Selling, general and administrative expenses increased $5.1 million to $74.8 million in the first half of 2005 from $69.7 million in the comparable prior year period.  Approximately $2.8 million of this increase was attributable to the direct cost of opening and operating 34 new stores (net of five store closings).  As a percentage of sales, these expenses decreased to 24.2% from 24.6% last year.  This reduction, as a percentage of sales, was primarily related to a 0.2% reduction in advertising expense and a 0.1% reduction in pre-opening expense. 

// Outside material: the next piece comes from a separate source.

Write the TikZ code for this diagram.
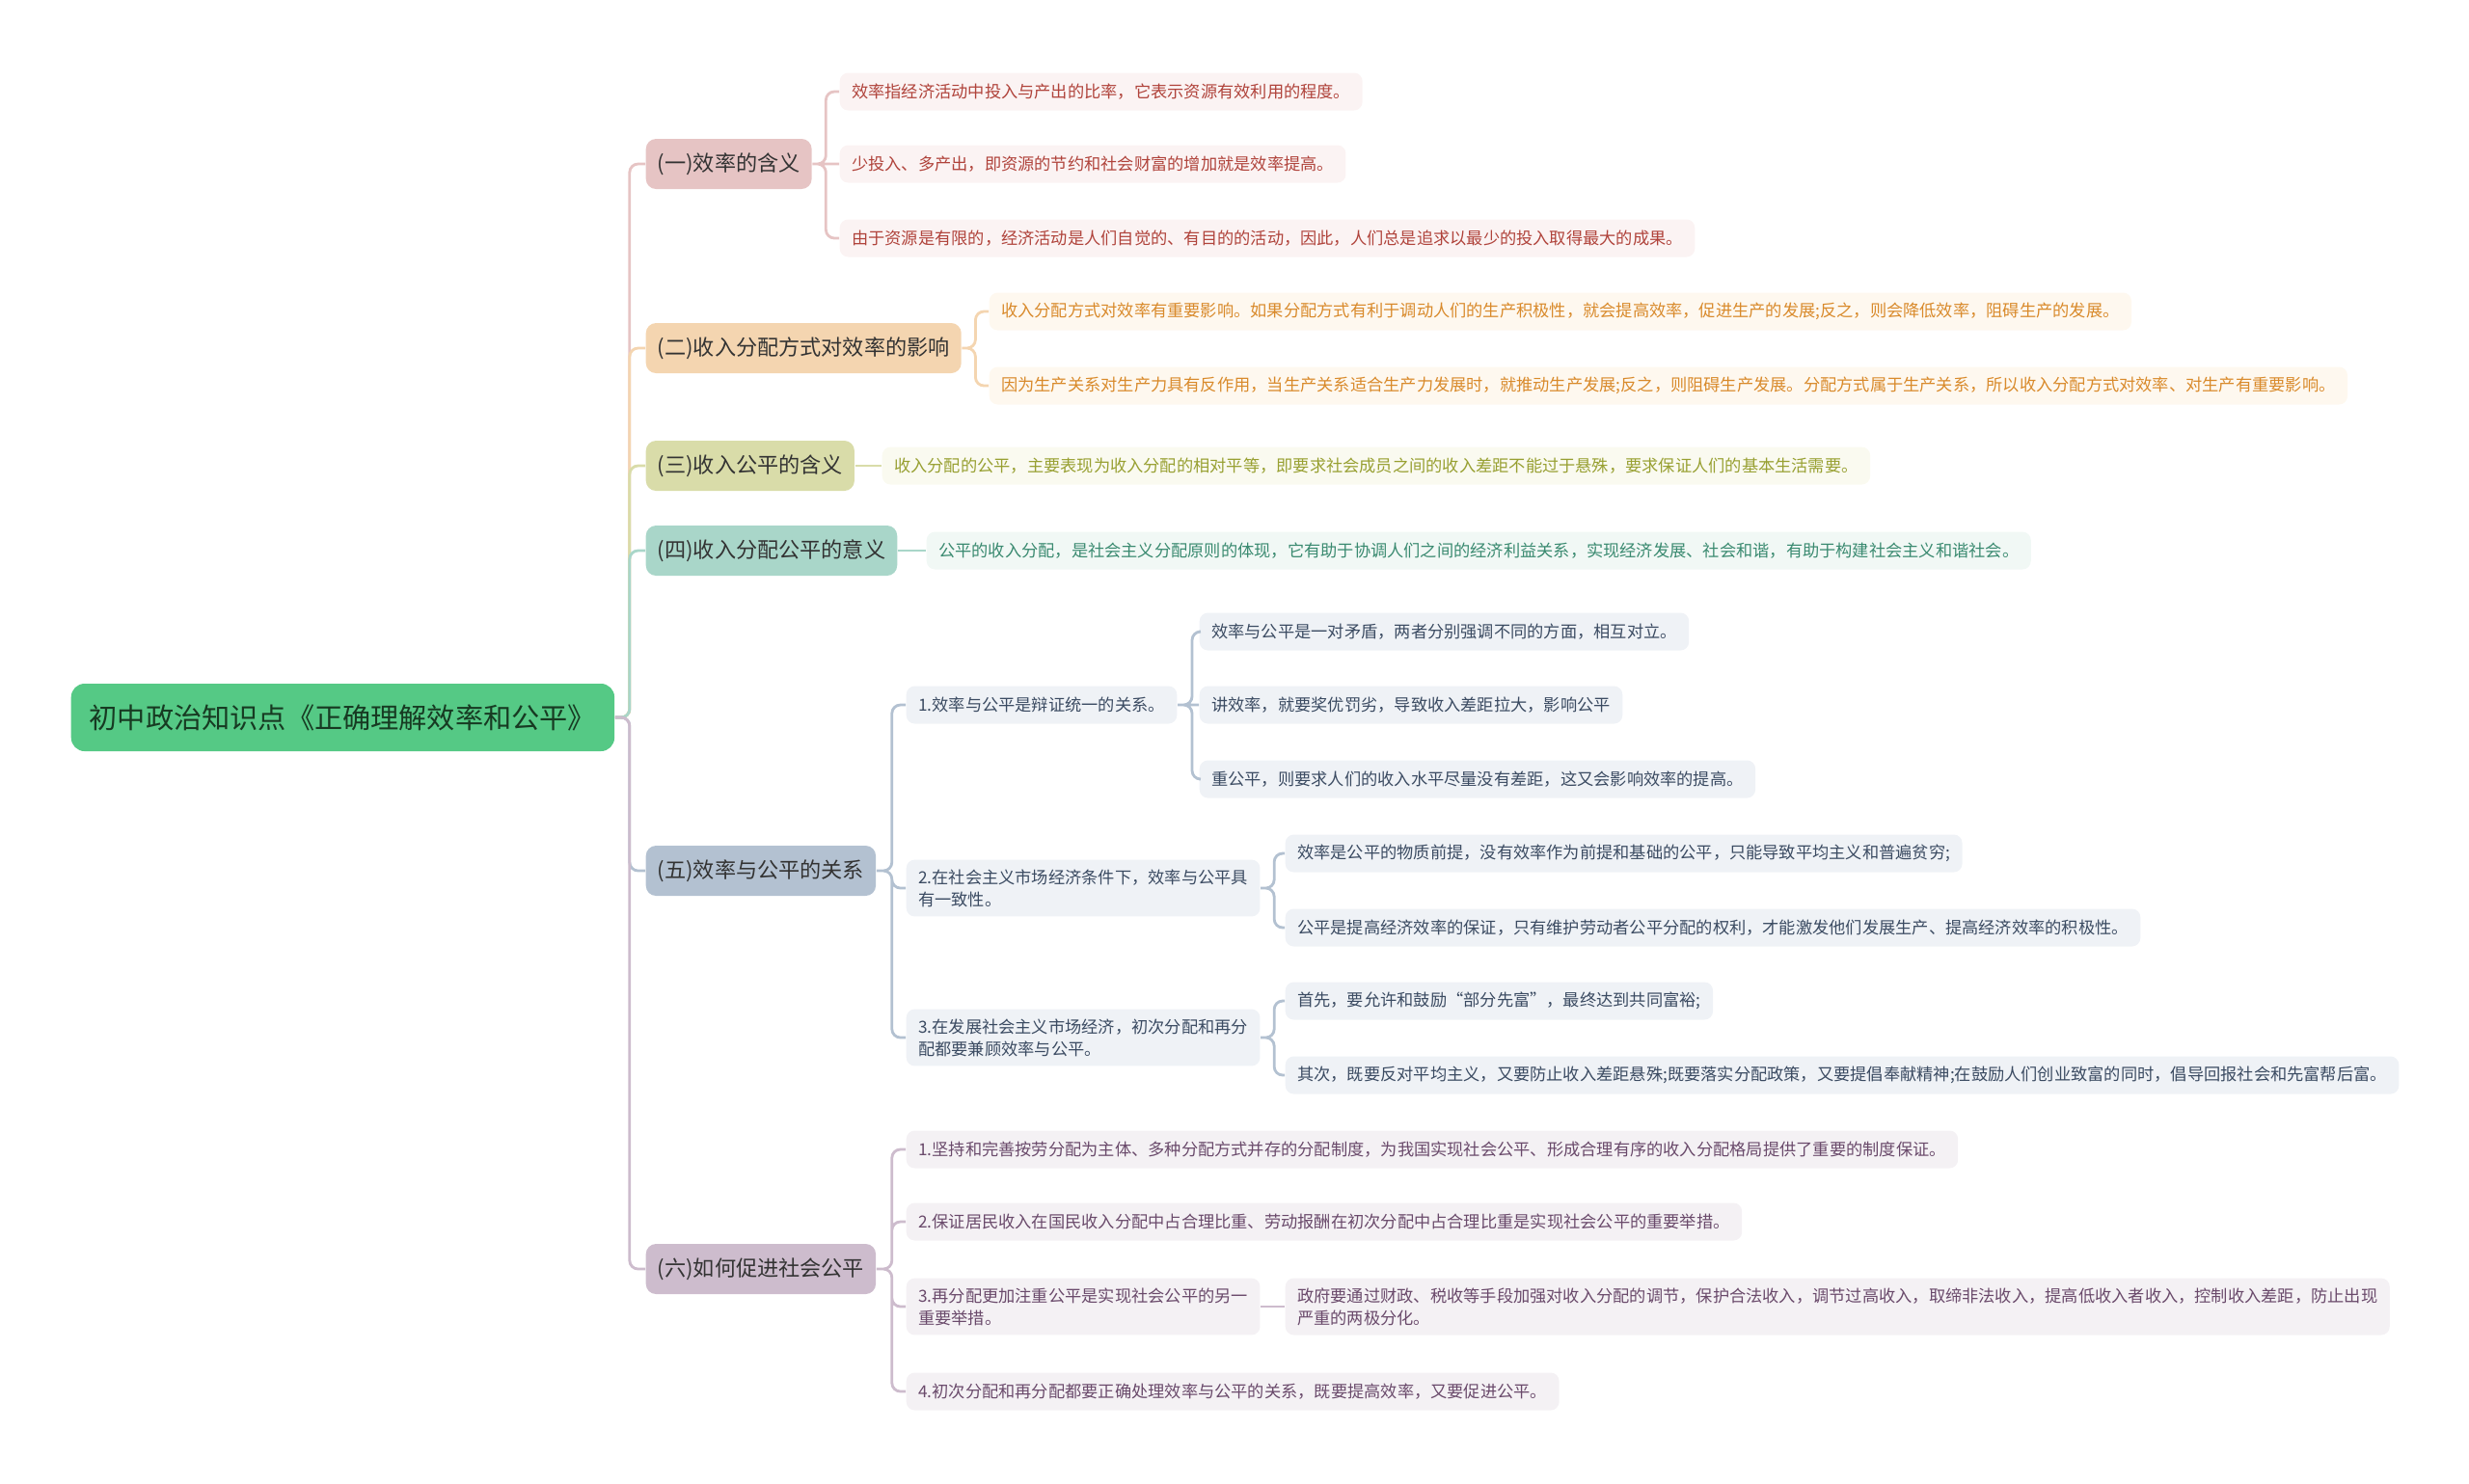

Pre-opening costs were $489,000, or 0.2% of sales, for the first half of 2005 as compared to $876,000, or 0.3% of sales, for the first half of 2004.

Interest Expense-Net

Net interest expense decreased to $128,000 in the second quarter of 2005 from $179,000 in the second quarter of the prior year.  For the first six months of 2005, net interest expense decreased to $261,000 from $373,000 for the first six months of 2004.  The decrease experienced in both periods was primarily a result of lower average borrowings, partially offset by higher interest rates.

Income Taxes

The effective income tax rate for the second quarter decreased to 37.8% from 39.0% for the same time period in 2004 due to lower estimated state income taxes.  This decrease in estimated state income taxes lowered the effective income tax rate for the first six months of 2005 to 38.4% from 39.0% for the same time period in 2004.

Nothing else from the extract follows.